WHAT THE TASK REQUIRES = Below is a block of data; give all of it again word for word.

-*-*-

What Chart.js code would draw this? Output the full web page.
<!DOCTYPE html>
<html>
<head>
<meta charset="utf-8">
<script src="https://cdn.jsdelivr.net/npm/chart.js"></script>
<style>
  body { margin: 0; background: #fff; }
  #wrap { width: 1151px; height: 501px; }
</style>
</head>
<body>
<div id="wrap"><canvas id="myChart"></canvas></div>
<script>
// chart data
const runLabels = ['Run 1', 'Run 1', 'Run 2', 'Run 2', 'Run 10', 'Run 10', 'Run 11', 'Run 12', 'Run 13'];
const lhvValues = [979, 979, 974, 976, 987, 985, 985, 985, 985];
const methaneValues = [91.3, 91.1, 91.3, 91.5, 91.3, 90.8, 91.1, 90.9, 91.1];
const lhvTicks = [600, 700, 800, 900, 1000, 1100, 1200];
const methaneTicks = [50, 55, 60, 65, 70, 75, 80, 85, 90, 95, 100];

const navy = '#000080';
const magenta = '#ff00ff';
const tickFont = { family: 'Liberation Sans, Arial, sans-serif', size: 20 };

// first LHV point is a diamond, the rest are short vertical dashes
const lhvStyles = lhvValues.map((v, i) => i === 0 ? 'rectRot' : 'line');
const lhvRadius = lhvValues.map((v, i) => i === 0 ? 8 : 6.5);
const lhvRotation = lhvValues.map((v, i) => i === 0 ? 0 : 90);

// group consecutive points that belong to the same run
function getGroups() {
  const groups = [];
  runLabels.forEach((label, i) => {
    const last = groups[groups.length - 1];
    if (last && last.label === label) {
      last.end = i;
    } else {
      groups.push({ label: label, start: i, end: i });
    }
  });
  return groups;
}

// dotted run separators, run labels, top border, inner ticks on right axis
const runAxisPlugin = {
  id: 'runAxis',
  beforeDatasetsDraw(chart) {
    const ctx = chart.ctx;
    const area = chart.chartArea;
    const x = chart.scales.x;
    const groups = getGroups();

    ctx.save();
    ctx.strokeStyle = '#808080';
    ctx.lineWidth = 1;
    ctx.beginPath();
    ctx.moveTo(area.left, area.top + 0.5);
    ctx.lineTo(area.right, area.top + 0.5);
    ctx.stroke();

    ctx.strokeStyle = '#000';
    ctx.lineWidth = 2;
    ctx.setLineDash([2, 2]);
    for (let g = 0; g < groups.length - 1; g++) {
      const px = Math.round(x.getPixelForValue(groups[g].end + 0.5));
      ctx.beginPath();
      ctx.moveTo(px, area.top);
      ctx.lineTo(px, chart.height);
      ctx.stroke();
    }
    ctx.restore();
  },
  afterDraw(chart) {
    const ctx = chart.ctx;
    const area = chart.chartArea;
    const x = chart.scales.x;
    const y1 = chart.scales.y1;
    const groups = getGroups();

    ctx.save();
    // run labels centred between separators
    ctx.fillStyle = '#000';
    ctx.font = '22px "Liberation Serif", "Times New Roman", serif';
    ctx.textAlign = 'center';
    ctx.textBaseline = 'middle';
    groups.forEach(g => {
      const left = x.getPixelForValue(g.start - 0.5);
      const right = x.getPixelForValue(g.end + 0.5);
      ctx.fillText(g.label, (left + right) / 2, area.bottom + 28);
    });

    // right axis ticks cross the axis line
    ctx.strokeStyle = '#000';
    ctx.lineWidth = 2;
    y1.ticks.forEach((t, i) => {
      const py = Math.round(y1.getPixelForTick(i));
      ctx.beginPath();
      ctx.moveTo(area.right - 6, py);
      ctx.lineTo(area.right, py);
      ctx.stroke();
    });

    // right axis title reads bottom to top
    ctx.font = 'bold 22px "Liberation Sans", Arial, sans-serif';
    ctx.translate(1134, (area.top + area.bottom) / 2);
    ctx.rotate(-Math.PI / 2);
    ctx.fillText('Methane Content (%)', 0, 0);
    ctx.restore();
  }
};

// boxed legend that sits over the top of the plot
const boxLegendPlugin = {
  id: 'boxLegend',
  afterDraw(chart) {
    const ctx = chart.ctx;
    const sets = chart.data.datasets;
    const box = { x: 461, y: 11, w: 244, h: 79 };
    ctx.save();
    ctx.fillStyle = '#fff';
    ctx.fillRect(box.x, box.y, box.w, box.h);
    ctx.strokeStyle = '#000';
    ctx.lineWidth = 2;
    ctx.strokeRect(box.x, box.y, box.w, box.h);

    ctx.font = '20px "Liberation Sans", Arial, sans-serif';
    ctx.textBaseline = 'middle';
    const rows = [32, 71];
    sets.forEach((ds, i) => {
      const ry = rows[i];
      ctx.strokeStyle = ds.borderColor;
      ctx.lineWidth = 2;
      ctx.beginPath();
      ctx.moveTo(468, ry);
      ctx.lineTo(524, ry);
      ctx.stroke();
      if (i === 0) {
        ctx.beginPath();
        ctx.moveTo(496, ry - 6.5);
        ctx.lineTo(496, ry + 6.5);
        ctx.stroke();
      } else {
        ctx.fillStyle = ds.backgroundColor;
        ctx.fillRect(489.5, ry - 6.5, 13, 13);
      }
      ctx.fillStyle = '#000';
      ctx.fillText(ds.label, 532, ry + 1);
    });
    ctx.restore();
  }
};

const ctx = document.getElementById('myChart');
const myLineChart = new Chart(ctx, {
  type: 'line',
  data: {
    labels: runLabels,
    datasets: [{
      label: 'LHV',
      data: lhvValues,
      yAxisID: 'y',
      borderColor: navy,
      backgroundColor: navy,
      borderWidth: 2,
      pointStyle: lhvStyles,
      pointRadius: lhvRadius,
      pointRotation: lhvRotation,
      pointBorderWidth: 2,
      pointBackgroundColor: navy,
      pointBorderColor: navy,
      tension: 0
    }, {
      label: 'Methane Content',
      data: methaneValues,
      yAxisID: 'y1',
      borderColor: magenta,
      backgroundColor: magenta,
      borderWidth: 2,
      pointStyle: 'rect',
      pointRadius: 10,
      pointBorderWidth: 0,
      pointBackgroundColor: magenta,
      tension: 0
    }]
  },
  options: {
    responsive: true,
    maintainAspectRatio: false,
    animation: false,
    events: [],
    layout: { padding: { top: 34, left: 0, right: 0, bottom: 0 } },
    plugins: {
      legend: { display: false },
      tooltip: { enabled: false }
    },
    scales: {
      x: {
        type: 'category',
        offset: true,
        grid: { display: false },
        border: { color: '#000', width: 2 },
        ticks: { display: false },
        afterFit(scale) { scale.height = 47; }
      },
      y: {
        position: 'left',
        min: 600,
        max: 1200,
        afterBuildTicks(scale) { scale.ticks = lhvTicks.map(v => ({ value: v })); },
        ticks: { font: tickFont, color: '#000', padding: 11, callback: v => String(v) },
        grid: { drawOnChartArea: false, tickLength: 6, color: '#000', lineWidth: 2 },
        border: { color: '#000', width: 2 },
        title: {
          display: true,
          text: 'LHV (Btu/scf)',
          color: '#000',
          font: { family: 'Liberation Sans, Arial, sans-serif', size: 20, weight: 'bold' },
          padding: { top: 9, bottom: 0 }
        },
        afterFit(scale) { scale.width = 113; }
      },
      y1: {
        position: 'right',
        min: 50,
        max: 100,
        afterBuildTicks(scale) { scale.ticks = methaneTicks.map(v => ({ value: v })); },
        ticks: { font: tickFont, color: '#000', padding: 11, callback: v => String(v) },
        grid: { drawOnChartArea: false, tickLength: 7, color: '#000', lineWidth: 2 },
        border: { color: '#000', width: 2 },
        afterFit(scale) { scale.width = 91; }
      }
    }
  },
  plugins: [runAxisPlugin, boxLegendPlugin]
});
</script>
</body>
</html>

-*-*-

FINISHED TASK =
What Chart.js code would draw this? Output the full web page.
<!DOCTYPE html>
<html>
<head>
<meta charset="utf-8">
<script src="https://cdn.jsdelivr.net/npm/chart.js"></script>
<style>
  body { margin: 0; background: #fff; }
  #wrap { width: 1151px; height: 501px; }
</style>
</head>
<body>
<div id="wrap"><canvas id="myChart"></canvas></div>
<script>
// chart data
const runLabels = ['Run 1', 'Run 1', 'Run 2', 'Run 2', 'Run 10', 'Run 10', 'Run 11', 'Run 12', 'Run 13'];
const lhvValues = [979, 979, 974, 976, 987, 985, 985, 985, 985];
const methaneValues = [91.3, 91.1, 91.3, 91.5, 91.3, 90.8, 91.1, 90.9, 91.1];
const lhvTicks = [600, 700, 800, 900, 1000, 1100, 1200];
const methaneTicks = [50, 55, 60, 65, 70, 75, 80, 85, 90, 95, 100];

const navy = '#000080';
const magenta = '#ff00ff';
const tickFont = { family: 'Liberation Sans, Arial, sans-serif', size: 20 };

// first LHV point is a diamond, the rest are short vertical dashes
const lhvStyles = lhvValues.map((v, i) => i === 0 ? 'rectRot' : 'line');
const lhvRadius = lhvValues.map((v, i) => i === 0 ? 8 : 6.5);
const lhvRotation = lhvValues.map((v, i) => i === 0 ? 0 : 90);

// group consecutive points that belong to the same run
function getGroups() {
  const groups = [];
  runLabels.forEach((label, i) => {
    const last = groups[groups.length - 1];
    if (last && last.label === label) {
      last.end = i;
    } else {
      groups.push({ label: label, start: i, end: i });
    }
  });
  return groups;
}

// dotted run separators, run labels, top border, inner ticks on right axis
const runAxisPlugin = {
  id: 'runAxis',
  beforeDatasetsDraw(chart) {
    const ctx = chart.ctx;
    const area = chart.chartArea;
    const x = chart.scales.x;
    const groups = getGroups();

    ctx.save();
    ctx.strokeStyle = '#808080';
    ctx.lineWidth = 1;
    ctx.beginPath();
    ctx.moveTo(area.left, area.top + 0.5);
    ctx.lineTo(area.right, area.top + 0.5);
    ctx.stroke();

    ctx.strokeStyle = '#000';
    ctx.lineWidth = 2;
    ctx.setLineDash([2, 2]);
    for (let g = 0; g < groups.length - 1; g++) {
      const px = Math.round(x.getPixelForValue(groups[g].end + 0.5));
      ctx.beginPath();
      ctx.moveTo(px, area.top);
      ctx.lineTo(px, chart.height);
      ctx.stroke();
    }
    ctx.restore();
  },
  afterDraw(chart) {
    const ctx = chart.ctx;
    const area = chart.chartArea;
    const x = chart.scales.x;
    const y1 = chart.scales.y1;
    const groups = getGroups();

    ctx.save();
    // run labels centred between separators
    ctx.fillStyle = '#000';
    ctx.font = '22px "Liberation Serif", "Times New Roman", serif';
    ctx.textAlign = 'center';
    ctx.textBaseline = 'middle';
    groups.forEach(g => {
      const left = x.getPixelForValue(g.start - 0.5);
      const right = x.getPixelForValue(g.end + 0.5);
      ctx.fillText(g.label, (left + right) / 2, area.bottom + 28);
    });

    // right axis ticks cross the axis line
    ctx.strokeStyle = '#000';
    ctx.lineWidth = 2;
    y1.ticks.forEach((t, i) => {
      const py = Math.round(y1.getPixelForTick(i));
      ctx.beginPath();
      ctx.moveTo(area.right - 6, py);
      ctx.lineTo(area.right, py);
      ctx.stroke();
    });

    // right axis title reads bottom to top
    ctx.font = 'bold 22px "Liberation Sans", Arial, sans-serif';
    ctx.translate(1134, (area.top + area.bottom) / 2);
    ctx.rotate(-Math.PI / 2);
    ctx.fillText('Methane Content (%)', 0, 0);
    ctx.restore();
  }
};

// boxed legend that sits over the top of the plot
const boxLegendPlugin = {
  id: 'boxLegend',
  afterDraw(chart) {
    const ctx = chart.ctx;
    const sets = chart.data.datasets;
    const box = { x: 461, y: 11, w: 244, h: 79 };
    ctx.save();
    ctx.fillStyle = '#fff';
    ctx.fillRect(box.x, box.y, box.w, box.h);
    ctx.strokeStyle = '#000';
    ctx.lineWidth = 2;
    ctx.strokeRect(box.x, box.y, box.w, box.h);

    ctx.font = '20px "Liberation Sans", Arial, sans-serif';
    ctx.textBaseline = 'middle';
    const rows = [32, 71];
    sets.forEach((ds, i) => {
      const ry = rows[i];
      ctx.strokeStyle = ds.borderColor;
      ctx.lineWidth = 2;
      ctx.beginPath();
      ctx.moveTo(468, ry);
      ctx.lineTo(524, ry);
      ctx.stroke();
      if (i === 0) {
        ctx.beginPath();
        ctx.moveTo(496, ry - 6.5);
        ctx.lineTo(496, ry + 6.5);
        ctx.stroke();
      } else {
        ctx.fillStyle = ds.backgroundColor;
        ctx.fillRect(489.5, ry - 6.5, 13, 13);
      }
      ctx.fillStyle = '#000';
      ctx.fillText(ds.label, 532, ry + 1);
    });
    ctx.restore();
  }
};

const ctx = document.getElementById('myChart');
const myLineChart = new Chart(ctx, {
  type: 'line',
  data: {
    labels: runLabels,
    datasets: [{
      label: 'LHV',
      data: lhvValues,
      yAxisID: 'y',
      borderColor: navy,
      backgroundColor: navy,
      borderWidth: 2,
      pointStyle: lhvStyles,
      pointRadius: lhvRadius,
      pointRotation: lhvRotation,
      pointBorderWidth: 2,
      pointBackgroundColor: navy,
      pointBorderColor: navy,
      tension: 0
    }, {
      label: 'Methane Content',
      data: methaneValues,
      yAxisID: 'y1',
      borderColor: magenta,
      backgroundColor: magenta,
      borderWidth: 2,
      pointStyle: 'rect',
      pointRadius: 10,
      pointBorderWidth: 0,
      pointBackgroundColor: magenta,
      tension: 0
    }]
  },
  options: {
    responsive: true,
    maintainAspectRatio: false,
    animation: false,
    events: [],
    layout: { padding: { top: 34, left: 0, right: 0, bottom: 0 } },
    plugins: {
      legend: { display: false },
      tooltip: { enabled: false }
    },
    scales: {
      x: {
        type: 'category',
        offset: true,
        grid: { display: false },
        border: { color: '#000', width: 2 },
        ticks: { display: false },
        afterFit(scale) { scale.height = 47; }
      },
      y: {
        position: 'left',
        min: 600,
        max: 1200,
        afterBuildTicks(scale) { scale.ticks = lhvTicks.map(v => ({ value: v })); },
        ticks: { font: tickFont, color: '#000', padding: 11, callback: v => String(v) },
        grid: { drawOnChartArea: false, tickLength: 6, color: '#000', lineWidth: 2 },
        border: { color: '#000', width: 2 },
        title: {
          display: true,
          text: 'LHV (Btu/scf)',
          color: '#000',
          font: { family: 'Liberation Sans, Arial, sans-serif', size: 20, weight: 'bold' },
          padding: { top: 9, bottom: 0 }
        },
        afterFit(scale) { scale.width = 113; }
      },
      y1: {
        position: 'right',
        min: 50,
        max: 100,
        afterBuildTicks(scale) { scale.ticks = methaneTicks.map(v => ({ value: v })); },
        ticks: { font: tickFont, color: '#000', padding: 11, callback: v => String(v) },
        grid: { drawOnChartArea: false, tickLength: 7, color: '#000', lineWidth: 2 },
        border: { color: '#000', width: 2 },
        afterFit(scale) { scale.width = 91; }
      }
    }
  },
  plugins: [runAxisPlugin, boxLegendPlugin]
});
</script>
</body>
</html>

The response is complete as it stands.